Polyglot
Languages Go
Volume Go

Go

A general-purpose, statically typed, compiled language designed at Google. Combines a small grammar, garbage collection, and built-in concurrency primitives with a single canonical toolchain.

Paradigms
imperative · concurrent
Typing
static
Memory
gc
Version
1.24
First released
2009

Go is a general-purpose, statically typed, compiled programming language designed at Google. The language couples a deliberately small grammar with a substantial standard library, garbage collection, and first-class concurrency primitives — goroutines and channels — built into the language proper. Programs are compiled directly to native machine code; there is no virtual machine and no separate runtime distribution beyond the small Go runtime statically linked into each binary.
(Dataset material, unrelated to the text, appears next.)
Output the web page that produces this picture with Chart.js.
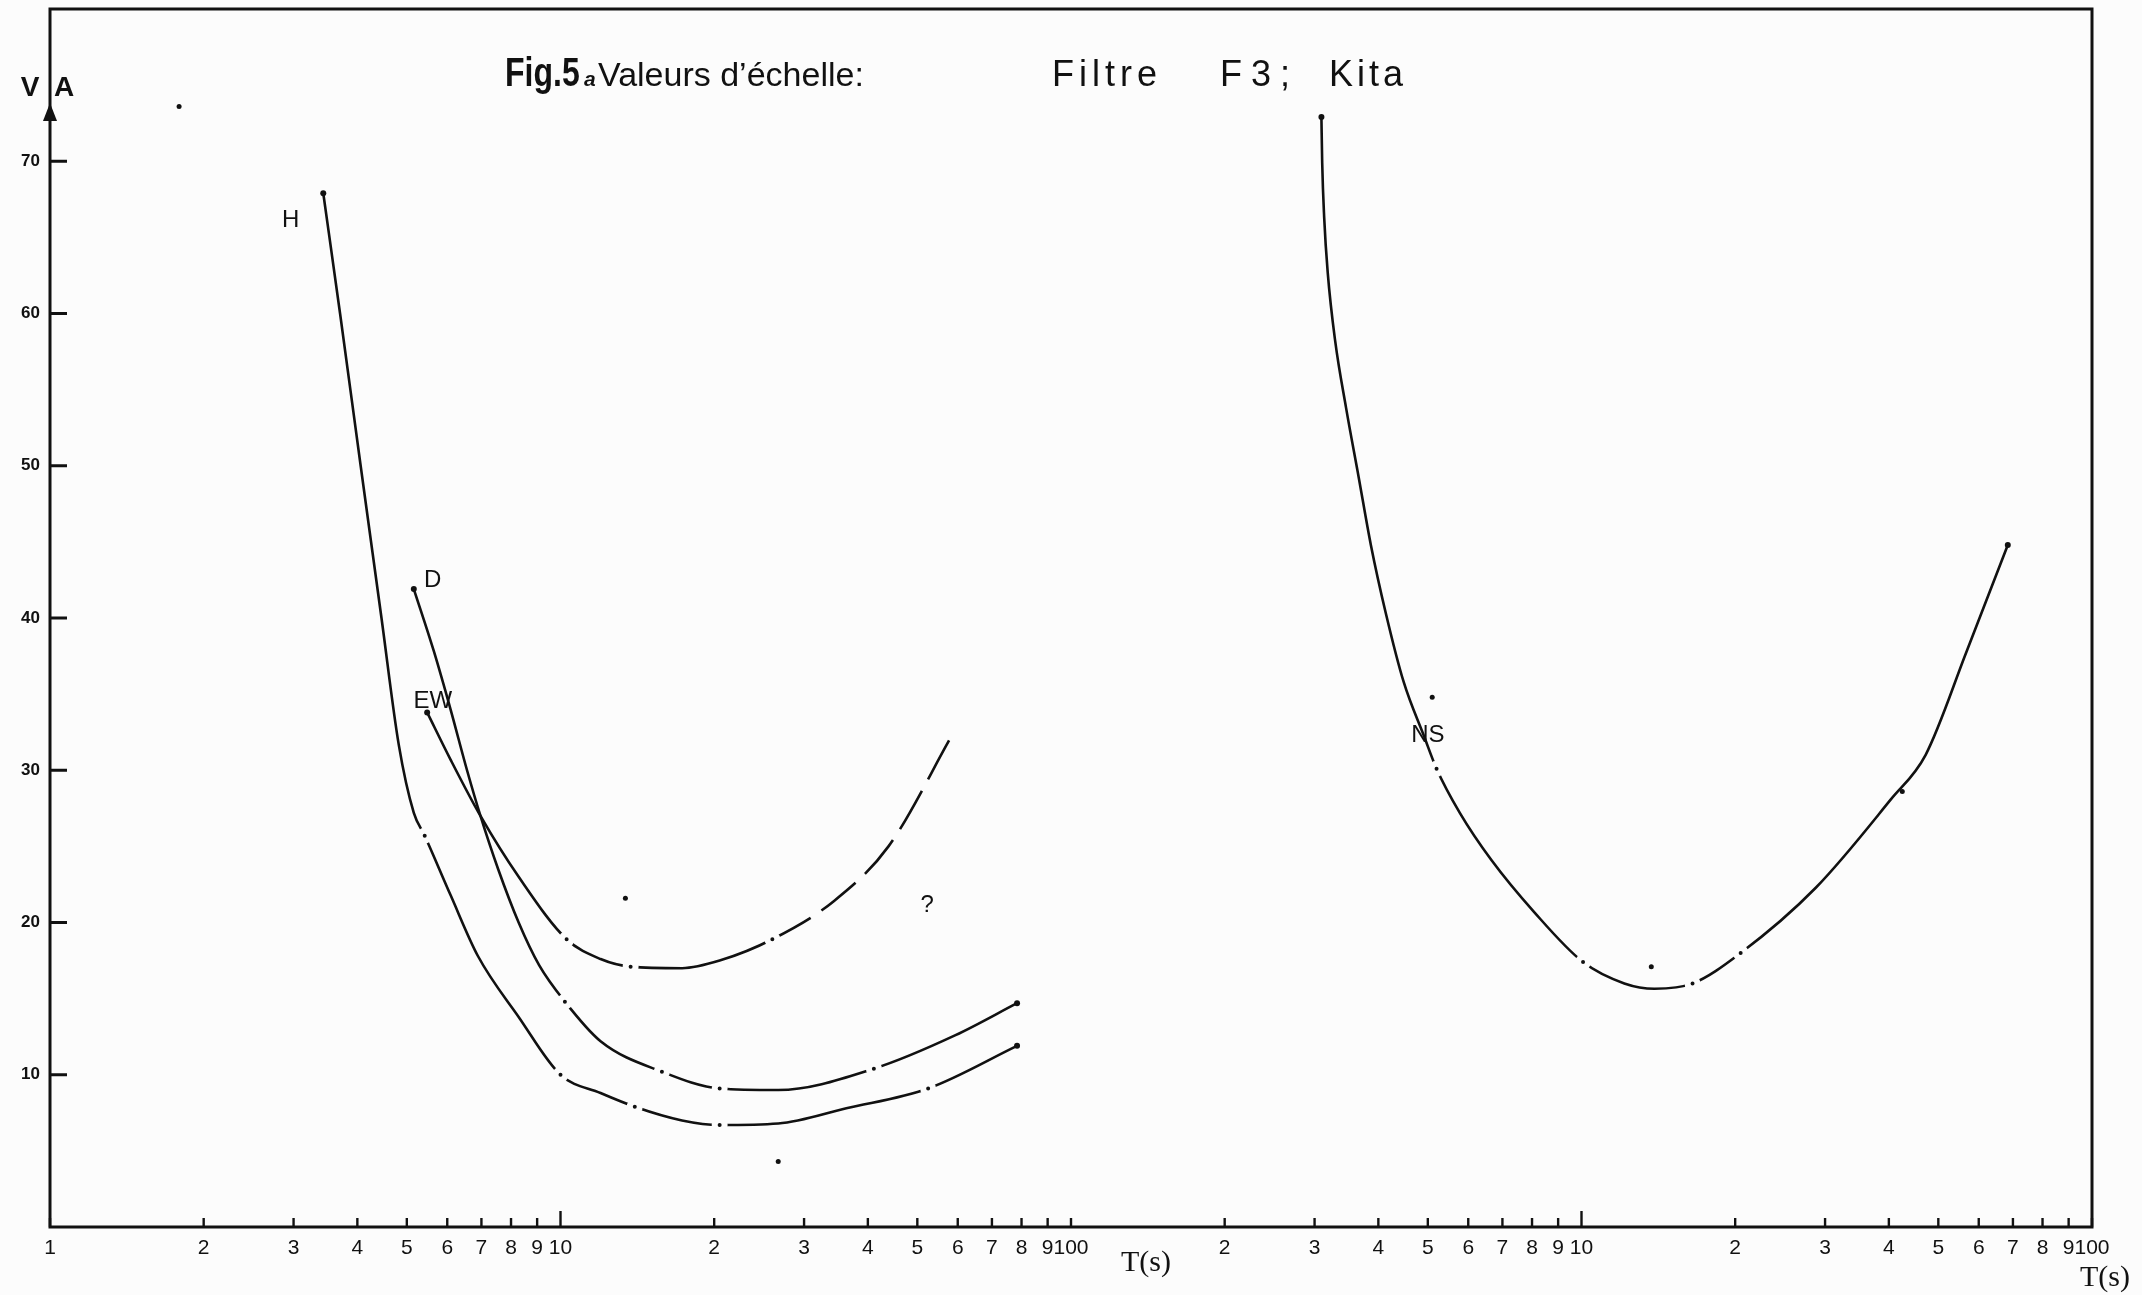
<!DOCTYPE html>
<html>
<head>
<meta charset="utf-8">
<script src="https://cdn.jsdelivr.net/npm/chart.js@4.4.0/dist/chart.umd.min.js"></script>
<style>
  html, body { margin: 0; padding: 0; background: #fcfcfc; }
  #wrap { width: 2142px; height: 1295px; }
</style>
</head>
<body>
<div id="wrap"><canvas id="fig5a"></canvas></div>
<script>
//========== data ==========//

// left panel : period T(s) and scale value for H, D and EW
const hT = [3.43, 3.70, 4.06, 4.46, 4.82, 5.16, 5.42, 6.09, 6.89, 8.28, 10, 11.98, 13.98, 17.3, 20.5, 26.7, 36.3, 52.5, 78.4];
const hV = [67.9, 60.0, 50.0, 40.0, 31.7, 27.2, 25.7, 21.8, 17.8, 13.8, 10.0, 8.8, 7.9, 7.0, 6.7, 6.8, 7.8, 9.1, 11.9];

const dT = [5.16, 5.65, 6.09, 6.56, 6.97, 7.55, 8.28, 9.08, 10.2, 11.98, 15.8, 20.5, 26.7, 41.1, 59.4, 78.4];
const dV = [41.9, 37.8, 34.0, 30.0, 27.0, 23.5, 20.0, 17.2, 14.8, 12.2, 10.2, 9.1, 9.0, 10.4, 12.6, 14.7];

const ewT = [5.48, 6.09, 6.97, 8.28, 10.28, 11.98, 13.72, 17.3, 20.5, 26.0, 34.3, 43.9, 58.7];
const ewV = [33.8, 30.7, 27.0, 23.0, 18.9, 17.6, 17.1, 17.0, 17.5, 18.9, 21.4, 25.0, 32.4];

// right panel : NS (its T axis starts again at 1, so it sits two decades further)
const nsT = [3.094, 3.105, 3.133, 3.183, 3.292, 3.458, 3.658, 3.867, 4.138, 4.484, 4.92, 5.201, 5.776, 6.66, 8.07, 10.07, 12.13, 13.9, 16.5, 20.5, 28.8, 40.4, 47.2, 56.8, 68.4];
const nsV = [72.9, 69.9, 66.3, 62.7, 58.2, 53.8, 49.3, 44.8, 40.3, 35.8, 32.2, 30.1, 27.2, 24.1, 20.7, 17.4, 16.0, 15.65, 16.0, 18.0, 22.3, 28.1, 31.0, 37.8, 44.8];
const rightShift = 100;

// periods where the curves carry a measured point (drawn as a dot in a gap)
const hMarks = [5.42, 10, 13.98, 20.5, 52.5];
const dMarks = [10.2, 15.8, 20.5, 41.1];
const ewMarks = [10.28, 13.72, 26.0];
const nsMarks = [5.201, 10.07, 16.5, 20.5];

// loose points on the sheet (left ones, then NS ones)
const looseLeftT = [1.79, 13.4, 26.7];
const looseLeftV = [73.6, 21.6, 4.3];
const looseNsT = [5.1, 13.7, 42.5];
const looseNsV = [34.8, 17.1, 28.6];

// axes
const mantissas = [1, 2, 3, 4, 5, 6, 7, 8, 9];
const decades = [1, 10, 100, 1000];
const xTicks = decades.flatMap(d => mantissas.map(m => m * d)).concat([10000]);
const yTicks = [10, 20, 30, 40, 50, 60, 70];

const titleWords = ['Valeurs d\u2019\u00e9chelle:', 'Filtre', 'F3;', 'Kita'];

// curve names, written next to the curves
const notes = [
  { text: 'H', t: 2.96, v: 66.1 },
  { text: 'D', t: 5.62, v: 42.5 },
  { text: 'EW', t: 5.62, v: 34.5 },
  { text: 'NS', t: 5 * rightShift, v: 32.3 },
  { text: '?', t: 52.3, v: 21.1 }
];

//========== helpers ==========//

const ink = '#111';
const paper = '#fcfcfc';

function pts(xs, ys, shift) {
  return xs.map((x, i) => ({ x: x * (shift || 1), y: ys[i] }));
}

function tLabel(v) {
  if (v === 1) return '1';
  if (v === 10 || v === 1000) return '10';
  if (v === 100 || v === 10000) return '100';
  const e = Math.floor(Math.log10(v) + 1e-9);
  return String(Math.round(v / Math.pow(10, e)));
}

// end points : plain dot ; marked points : dot with a small paper-coloured gap round it
function curve(label, xs, ys, marks, shift, extra) {
  const n = xs.length;
  const isMark = i => marks.includes(xs[i]);
  const isEnd = i => i === 0 || i === n - 1;
  return Object.assign({
    label: label,
    data: pts(xs, ys, shift),
    borderColor: ink,
    backgroundColor: ink,
    borderWidth: 2.6,
    pointRadius: ctx => isMark(ctx.dataIndex) ? 5 : (isEnd(ctx.dataIndex) ? 3 : 0),
    pointBorderWidth: ctx => isMark(ctx.dataIndex) ? 6 : 0,
    pointBorderColor: paper,
    cubicInterpolationMode: 'monotone',
    fill: false
  }, extra || {});
}

//========== drawing of frame, ticks and texts ==========//

const paperPlugin = {
  id: 'paper',
  beforeDraw(chart) {
    const c = chart.ctx;
    c.save();
    c.fillStyle = paper;
    c.fillRect(0, 0, chart.width, chart.height);
    c.restore();
  },
  afterDatasetsDraw(chart) {
    const c = chart.ctx;
    const a = chart.chartArea;
    const xs = chart.scales.x;
    const ys = chart.scales.y;
    c.save();
    c.strokeStyle = ink;
    c.fillStyle = ink;

    // frame
    c.lineWidth = 3;
    c.strokeRect(a.left, a.top, a.right - a.left, a.bottom - a.top);

    // ticks on the T axis, pointing inward
    c.lineWidth = 2.4;
    xTicks.forEach(v => {
      const px = xs.getPixelForValue(v);
      const len = (v === 10 || v === 1000) ? 16 : 9;
      c.beginPath();
      c.moveTo(px, a.bottom);
      c.lineTo(px, a.bottom - len);
      c.stroke();
    });

    // ticks on the value axis
    c.lineWidth = 3;
    yTicks.forEach(v => {
      const py = ys.getPixelForValue(v);
      c.beginPath();
      c.moveTo(a.left, py);
      c.lineTo(a.left + 17, py);
      c.stroke();
    });

    // arrow of the value axis
    c.beginPath();
    c.moveTo(a.left, 103);
    c.lineTo(a.left - 7, 121);
    c.lineTo(a.left + 7, 121);
    c.closePath();
    c.fill();

    c.textBaseline = 'middle';
    c.textAlign = 'center';
    c.font = 'bold 28px "Liberation Sans", Arial, sans-serif';
    c.fillText('V', 30, 88);
    c.fillText('A', 64, 88);

    // title
    c.textBaseline = 'alphabetic';
    c.textAlign = 'left';
    c.save();
    c.translate(505, 86);
    c.scale(0.8, 1);
    c.font = 'bold 40px "Liberation Sans", Arial, sans-serif';
    c.fillText('Fig.5', 0, 0);
    c.restore();
    c.font = 'italic bold 21px "Liberation Sans", Arial, sans-serif';
    c.fillText('a', 584, 86);
    const wordX = [598, 1052, 1220, 1329];
    const wordGap = ['0px', '5px', '9px', '4px'];
    titleWords.forEach((w, i) => {
      c.font = (i === 0 ? '34px' : '36px') + ' "Liberation Sans", Arial, sans-serif';
      c.letterSpacing = wordGap[i];
      c.fillText(w, wordX[i], 86);
    });
    c.letterSpacing = '0px';

    // T(s) under each panel
    c.textAlign = 'center';
    c.textBaseline = 'middle';
    c.font = '30px "Liberation Serif", "Times New Roman", serif';
    c.fillText('T(s)', 1146, 1263);
    c.fillText('T(s)', 2105, 1278);

    // curve names
    c.font = '24px "Liberation Sans", Arial, sans-serif';
    notes.forEach(n => {
      c.fillText(n.text, xs.getPixelForValue(n.t), ys.getPixelForValue(n.v));
    });
    c.restore();
  }
};

//========== chart ==========//

const datasets = [
  curve('H', hT, hV, hMarks),
  curve('D', dT, dV, dMarks),
  curve('EW', ewT, ewV, ewMarks, 1, {
    segment: { borderDash: ctx => ctx.p0.parsed.x >= 26 ? [44, 13] : undefined }
  }),
  curve('NS', nsT, nsV, nsMarks, rightShift),
  {
    label: 'points',
    data: pts(looseLeftT, looseLeftV).concat(pts(looseNsT, looseNsV, rightShift)),
    showLine: false,
    pointRadius: 2.5,
    pointBorderWidth: 0,
    backgroundColor: ink,
    borderColor: ink
  }
];
// EW has no dot at its dashed end
datasets[2].pointRadius = ctx => ewMarks.includes(ewT[ctx.dataIndex]) ? 5 : (ctx.dataIndex === 0 ? 3 : 0);

const config = {
  type: 'line',
  data: { datasets: datasets },
  options: {
    responsive: true,
    maintainAspectRatio: false,
    animation: false,
    layout: { padding: { top: 9, right: 50, left: 0, bottom: 0 } },
    plugins: {
      legend: { display: false },
      tooltip: { enabled: false },
      title: { display: false }
    },
    scales: {
      x: {
        type: 'logarithmic',
        min: 1,
        max: 10000,
        grid: { display: false, drawTicks: false },
        border: { display: false },
        afterBuildTicks: scale => { scale.ticks = xTicks.map(v => ({ value: v })); },
        afterFit: scale => {
          scale.height = 68;
          scale.paddingLeft = 0;
          scale.paddingRight = 0;
        },
        ticks: {
          autoSkip: false,
          maxRotation: 0,
          padding: 9,
          color: ink,
          font: { family: '"Liberation Sans Narrow", "Liberation Sans", Arial', size: 21 },
          callback: v => tLabel(v)
        }
      },
      y: {
        type: 'linear',
        min: 0,
        max: 80,
        grid: { display: false, drawTicks: false },
        border: { display: false },
        afterBuildTicks: scale => { scale.ticks = yTicks.map(v => ({ value: v })); },
        afterFit: scale => {
          scale.width = 50;
          scale.paddingTop = 0;
          scale.paddingBottom = 0;
        },
        ticks: {
          padding: 10,
          color: ink,
          font: { family: '"Liberation Sans", Arial', size: 17, weight: 'bold' }
        }
      }
    }
  },
  plugins: [paperPlugin]
};

const fig5a = new Chart(document.getElementById('fig5a'), config);
</script>
</body>
</html>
The toolchain is canonical: a single go command performs build, test, dependency management, formatting, and documentation generation, and the language specification commits to backward compatibility within the 1.x series, with each minor release expected to compile programs written against any earlier 1.x release.

History

Go was designed by Robert Griesemer, Rob Pike, and Ken Thompson at Google beginning in September 2007 and was announced publicly in November 2009. The first stable release, Go 1.0, shipped in March 2012 with the Go 1 compatibility promise — the commitment that programs written against Go 1 will continue to compile and run unchanged across subsequent 1.x releases. The language has been revised on an approximately six-month cadence since. Notable additions: Go 1.7 (2016) introduced the standard context package; Go 1.11 (2018) introduced modules as the official dependency-management mechanism, replacing the earlier GOPATH workspace model; Go 1.18 (2022) introduced generics — type parameters on functions and types — the most substantial addition to the language since its initial release; Go 1.21 (2023) standardised the slices, maps, and cmp packages built on generics. The current release is Go 1.24.

Hello world

package main

import "fmt"

func main() {
    fmt.Println("Hello, world!")
}

Build and execution with the standard toolchain:

go run hello.go        # compiles and runs in one step
go build hello.go      # produces an executable named hello
./hello

A complete project is organised as a module, declared by go.mod:

go mod init example.com/hello
go run .

The toolchain integrates dependency resolution (go get, go mod tidy), formatting (gofmt), static analysis (go vet), testing (go test), and benchmarking. The reference compiler is the gc toolchain distributed with the standard release; gccgo provides an alternative implementation through GCC. Cross-compilation is supported directly: GOOS=linux GOARCH=arm64 go build produces a binary for the named target without additional configuration.